У кресла столпились люди в белых халатах, шапочках и марлевых повязках на лицах – всего трое. На руках у каждого – резиновые перчатки.
Яська нерешительно подошёл ближе. Выглянул из-за спин, непроизвольно вздрогнул, издав тонюсенький писк, который тут же прервался. От увиденного моментально пересохло в горле, а перед глазами поплыло марево.
Яська взмахнул руками, силясь сохранить равновесие; отступил к стене.
На него не обращали внимания, словно его тут и не было. Молоденькая медсестра склонилась над стеклянным стеллажом, чем-то зазвенела в выдвинутом ящике; спустя мгновение, выудила из темноты ампулу; сжала поблескивающее стекло трясущимися пальцами.
– Что это? – прохрипел Яська. – Зачем вы мучаете маму?
Медсестра вздрогнула.

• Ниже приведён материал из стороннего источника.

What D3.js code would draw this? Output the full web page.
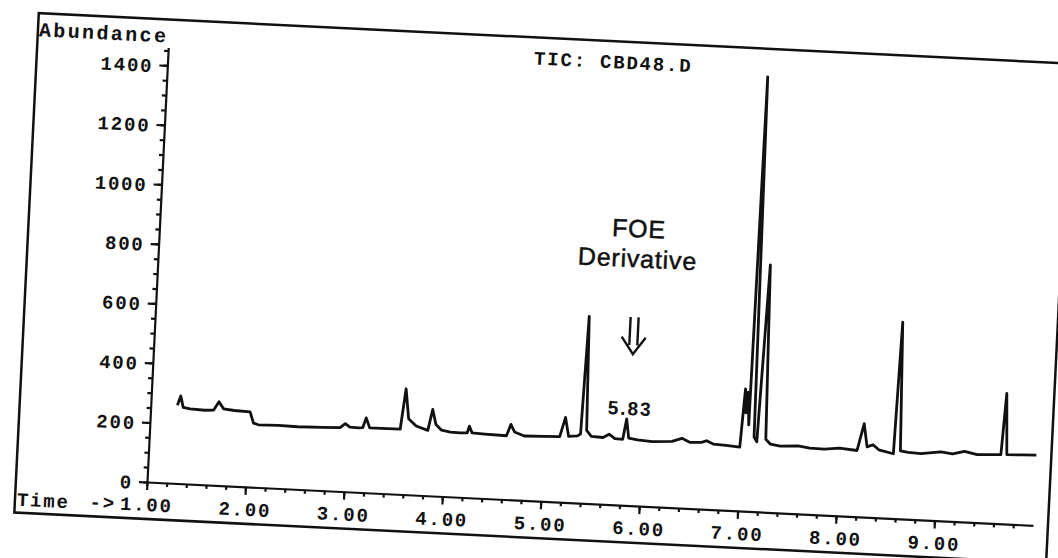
<!DOCTYPE html>
<html>
<head>
<meta charset="utf-8">
<script src="https://cdn.jsdelivr.net/npm/d3@7"></script>
<style>
  body { margin: 0; background: #fff; }
  svg { display: block; }
</style>
</head>
<body>
<div id="chart"></div>
<script>
// TIC trace: retention time (min) and abundance
const retentionTimes = [
  1.27, 1.30, 1.33, 1.40, 1.55, 1.64, 1.69, 1.74, 1.85, 2.01,
  2.05, 2.10, 2.30, 2.50, 2.75, 2.93, 2.98, 3.03, 3.12, 3.16,
  3.19, 3.23, 3.35, 3.54, 3.58, 3.62, 3.70, 3.82, 3.86, 3.90,
  3.96, 4.05, 4.15, 4.22, 4.24, 4.27, 4.40, 4.62, 4.66, 4.70,
  4.80, 5.00, 5.16, 5.21, 5.25, 5.34, 5.37, 5.40, 5.43, 5.48,
  5.60, 5.66, 5.72, 5.80, 5.83, 5.86, 5.95, 6.10, 6.30, 6.40,
  6.48, 6.60, 6.65, 6.72, 6.85, 6.99, 7.02, 7.035, 7.05, 7.07,
  7.09, 7.13, 7.16, 7.21, 7.25, 7.30, 7.40, 7.58, 7.70, 7.85,
  8.00, 8.18, 8.24, 8.28, 8.34, 8.40, 8.55, 8.58, 8.62, 8.70,
  8.83, 9.03, 9.15, 9.27, 9.40, 9.55, 9.64, 9.67, 9.70, 9.85,
  10.0
];
const abundance = [
  262, 294, 256, 252, 250, 252, 281, 258, 254, 252,
  215, 210, 211, 210, 212, 214, 228, 217, 216, 218,
  251, 218, 218, 219, 355, 255, 232, 219, 290, 240,
  222, 217, 216, 217, 240, 218, 216, 214, 253, 228,
  216, 218, 220, 285, 222, 225, 232, 628, 245, 226,
  224, 236, 222, 221, 290, 226, 222, 218, 222, 234,
  222, 224, 230, 220, 218, 214, 410, 330, 400, 290,
  1460, 250, 235, 830, 245, 229, 224, 228, 222, 221,
  227, 222, 313, 236, 244, 228, 217, 660, 228, 224,
  222, 231, 226, 237, 228, 230, 232, 438, 233, 234,
  236
];

const xMajorTicks = [1, 2, 3, 4, 5, 6, 7, 8, 9];
const xMinorTicks = d3.range(1, 9.9, 0.2);
const yMajorTicks = [0, 200, 400, 600, 800, 1000, 1200, 1400];
const yMinorTicks = d3.range(0, 1451, 50);

const chartTitle = "TIC: CBD48.D";
const markedPeakTime = 5.83;
const markedPeakAbundance = 290;
const annotationLines = ["FOE", "Derivative"];

const width = 1058,
  height = 558,
  plotWidth = 887,
  plotHeight = 435,
  tilt = 2.8,
  labelBaseline = 29,
  ink = "#111",
  monoFont = "'Liberation Mono', 'DejaVu Sans Mono', monospace",
  sansFont = "'Liberation Sans', Arial, sans-serif";

const x = d3.scaleLinear().domain([1, 10]).range([0, plotWidth]);
const y = d3.scaleLinear().domain([0, 1460]).range([0, -plotHeight]);

const svg = d3
  .select("#chart")
  .append("svg")
  .attr("width", width)
  .attr("height", height);

svg.append("rect").attr("width", width).attr("height", height).attr("fill", "#fff");

// the page was scanned a little crooked, so the whole plot is turned a bit
const page = svg
  .append("g")
  .attr("transform", `translate(147, 482) rotate(${tilt})`);

// outer frame
page
  .append("rect")
  .attr("x", -131)
  .attr("y", -463)
  .attr("width", 1033)
  .attr("height", 500)
  .attr("fill", "none")
  .attr("stroke", ink)
  .attr("stroke-width", 2.5);

// d3's axis resets the font on its group, so restyle after the call
const styleAxisText = (g) =>
  g
    .attr("font-family", monoFont)
    .attr("font-size", 19)
    .attr("font-weight", "bold")
    .attr("color", ink);

// x axis, small ticks first then the labelled ones
page
  .append("g")
  .attr("color", ink)
  .call(d3.axisBottom(x).tickValues(xMinorTicks).tickSize(4).tickSizeOuter(0).tickFormat(""))
  .call((g) => g.selectAll("path, line").attr("stroke-width", 2.2));

const xMajor = page
  .append("g")
  .call(d3.axisBottom(x).tickValues(xMajorTicks).tickSize(8).tickSizeOuter(0).tickFormat(d3.format(".2f")))
  .call(styleAxisText);
xMajor.select(".domain").remove();
xMajor.selectAll("line").attr("stroke-width", 2.2);
xMajor.selectAll("text").attr("y", labelBaseline).attr("dy", 0).attr("letter-spacing", 1.8);

// y axis
page
  .append("g")
  .attr("color", ink)
  .call(d3.axisLeft(y).tickValues(yMinorTicks).tickSize(4).tickSizeOuter(0).tickFormat(""))
  .call((g) => g.selectAll("path, line").attr("stroke-width", 2.2));

const yMajor = page
  .append("g")
  .call(d3.axisLeft(y).tickValues(yMajorTicks).tickSize(8).tickSizeOuter(0).tickFormat(d3.format("d")))
  .call(styleAxisText);
yMajor.select(".domain").remove();
yMajor.selectAll("line").attr("stroke-width", 2.2);
yMajor.selectAll("text").attr("x", -14).attr("dy", "0.36em").attr("letter-spacing", 1.8);

// the chromatogram itself
const line = d3
  .line()
  .x((d) => x(d[0]))
  .y((d) => y(d[1]));

page
  .append("path")
  .datum(d3.zip(retentionTimes, abundance))
  .attr("fill", "none")
  .attr("stroke", ink)
  .attr("stroke-width", 2.8)
  .attr("stroke-linejoin", "round")
  .attr("d", line);

// frame texts
const monoText = (txt, u, v, anchor) =>
  page
    .append("text")
    .attr("x", u)
    .attr("y", v)
    .attr("text-anchor", anchor)
    .attr("font-family", monoFont)
    .attr("font-size", 19)
    .attr("font-weight", "bold")
    .attr("letter-spacing", 1.8)
    .attr("fill", ink)
    .text(txt);

monoText("Abundance", -130, -440, "start").attr("font-size", 20).attr("letter-spacing", 2.4);
monoText(chartTitle, 366, -436, "start");
monoText("Time", -129, labelBaseline + 1, "start");
monoText("->", -30, labelBaseline, "end");

// annotation over the 5.83 peak
const px = x(markedPeakTime) + 3,
  py = y(markedPeakAbundance);

page
  .append("text")
  .attr("x", px)
  .attr("y", py - 4)
  .attr("text-anchor", "middle")
  .attr("font-family", sansFont)
  .attr("font-size", 19)
  .attr("font-weight", "bold")
  .attr("letter-spacing", 2)
  .attr("fill", ink)
  .text(markedPeakTime.toFixed(2));

page
  .selectAll("text.note")
  .data(annotationLines)
  .enter()
  .append("text")
  .attr("class", "note")
  .attr("x", px)
  .attr("y", (d, i) => py - 182 + i * 30)
  .attr("text-anchor", "middle")
  .attr("font-family", sansFont)
  .attr("font-size", 25)
  .attr("letter-spacing", 0.8)
  .attr("fill", ink)
  .attr("stroke", ink)
  .attr("stroke-width", 0.5)
  .text((d) => d);

// double down arrow
const arrowTop = py - 102,
  arrowBottom = py - 65;
page
  .append("path")
  .attr("fill", "none")
  .attr("stroke", ink)
  .attr("stroke-width", 2.4)
  .attr("stroke-linejoin", "miter")
  .attr(
    "d",
    `M${px - 4},${arrowTop}V${arrowBottom - 9}M${px + 4},${arrowTop}V${arrowBottom - 9}` +
      `M${px - 12},${arrowBottom - 17}L${px},${arrowBottom}L${px + 12},${arrowBottom - 17}`
  );
</script>
</body>
</html>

Испуганно огляделась по сторонам. Посмотрела мимо Яськи на стену. Глубоко вдохнула, побрела, покачиваясь, к своим коллегам.
Яська двинул следом.
Он остановился напротив спящей в кресле мамы и сказал:
– Мама, что они с тобой делают?
Мама не ответила. Её скрюченное тело с разведёнными ногами опутывали разноцветные провода и трубочки. В последних бурлило что-то бордовое и вязкое. Яська вытянул шею. Дико заверещал, увидев мамин живот – тот был огромен: внутри него что-то завелось!
Врачи огляделись по сторонам.
– Кажется, ребёнок... – сказал фальцетом ближний.
– Держите себя в руках! – Это седовласый со скальпелем – он стоял ближе всех к маме. – Здесь никого нет! За дело. Живо!
– Но я тоже что-то слышала, – возразила медсестра с ампулой. – Мне не могло показаться!
– Лекарство, – сухо приказал седовласый, протягивая руку.
– Господи, что мы такое творим! – послышалось с другой стороны.
Яська увидел ещё одного – он склонился у двери. Неясная тень с пляшущими белками глаз.
– Мы избавляем себя от ненужных проблем, – монотонно ответил седовласый, надламывая ампулу.
– А что если она знает про двойню? – Это снова фальцет.
Седовласый нахмурился.
– Я наблюдал её с момента начала беременности. Знаете, сейчас очень часто встречаются семейные пары, которые не хотят заранее узнавать пол ребёнка, – они отказываются от результатов УЗИ и просят ничего им не говорить. Только общую информацию, как развивается плод.
Яська глянул на фальцета – тот был явно на грани.